Zinc oxide can cause symptoms if it is eaten, or if its fumes are breathed in.
Zinc oxide is used in many different products, including:
Zinc oxide ointment
- Diaper rash medicines
- Hemorrhoid medicines
- Skin lotions
- Calamine lotion
- Caladryl lotion
- Sunscreen lotion
- Rubber goods
- Paper coating
Other products may also contain zinc oxide.
Zinc oxide poisoning can cause these symptoms:
- Mouth and throat irritation
- Nausea and vomiting
- Stomach pain
- Yellow eyes and skin
Most of the harmful effects of zinc oxide come from breathing in the gas form of zinc oxide at industrial sites in the chemical or welding industry. This leads to a condition known as "metal fume fever." Symptoms of metal fume fever include a metallic taste in the mouth, fever, headache, chest pain, and shortness of breath. Symptoms start about 4 to 12 hours after breathing in the fumes.
If someone swallows a lot of zinc oxide, give them water or milk right away. Do NOT give water or milk if the person is vomiting or has a decreased level of alertness.
If the chemical is on the skin or in the eyes, flush with lots of water for at least 15 minutes.
If the chemical is breathed in (inhaled), move the person to fresh air.
Call your health care provider or poison control center.
Before Calling Emergency
Have this information ready:
- Person's age, weight, and condition
- Name of the product (as well as the ingredients and strength, if known)
- Time it was swallowed
- Amount swallowed
Your local poison center can be reached directly by calling the national toll-free Poison Help hotline (1-800-222-1222) from anywhere in the United States. This national hotline number will let you talk to experts in poisoning. They will give you further instructions.
This is a free and confidential service. All local poison control centers in the United States use this national number. You should call if you have any questions about poisoning or poison prevention. It does NOT need to be an emergency.
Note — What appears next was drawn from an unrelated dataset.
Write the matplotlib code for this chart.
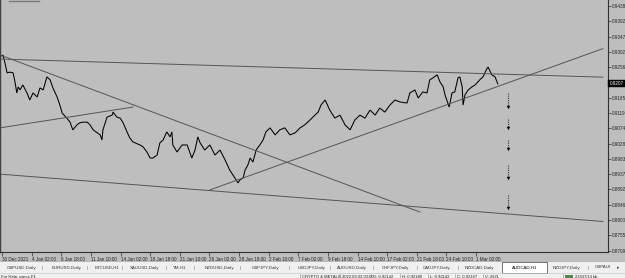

You can call for any reason, 24 hours a day, 7 days a week.
What to Expect at the Emergency Room
Take the container with you to the hospital, if possible.
The provider will measure and monitor the person’s vital signs, including temperature, pulse, breathing rate, and blood pressure. Symptoms will be treated.
The person may receive:
- Activated charcoal
- Blood and urine tests
- Breathing support
- Chest x-ray
- EKG (electrocardiogram, or heart tracing)
- Intravenous fluids (given through a vein)
- Medicine to treat symptoms
- Skin and eye washing if the product touched these tissues and they are irritated or swollen
Zinc oxide is not very poisonous if it is eaten. Long-term recovery is very likely.
Blanc PD. Acute responses to toxic exposures. In: Broaddus VC, Mason RJ, Ernst JD, et al, eds. Murray and Nadel's Textbook of Respiratory Medicine. 6th ed. Philadelphia, PA: Elsevier Saunders; 2016:chap 75.
Hall AH, Shannon MW. Other heavy metals. In: Shannon MW, Borron SW, Burns MJ, eds. Haddad and Winchester's Clinical Management of Poisoning and Drug Overdose. 4th ed. Philadelphia, PA: Elsevier Saunders; 2007:chap 75.
Holland MG. Pulmonary toxicity. In: Shannon MW, Borron SW, Burns MJ, eds. Haddad and Winchester's Clinical Management of Poisoning and Drug Overdose. 4th ed. Philadelphia, PA: Elsevier Saunders; 2007:chap 9.
Levy SB. Sunscreens. In: Wolverton SE, ed. Comprehensive Dermatologic Drug Therapy. 3rd ed. Philadelphia, PA: Elsevier Saunders; 2013:chap 46.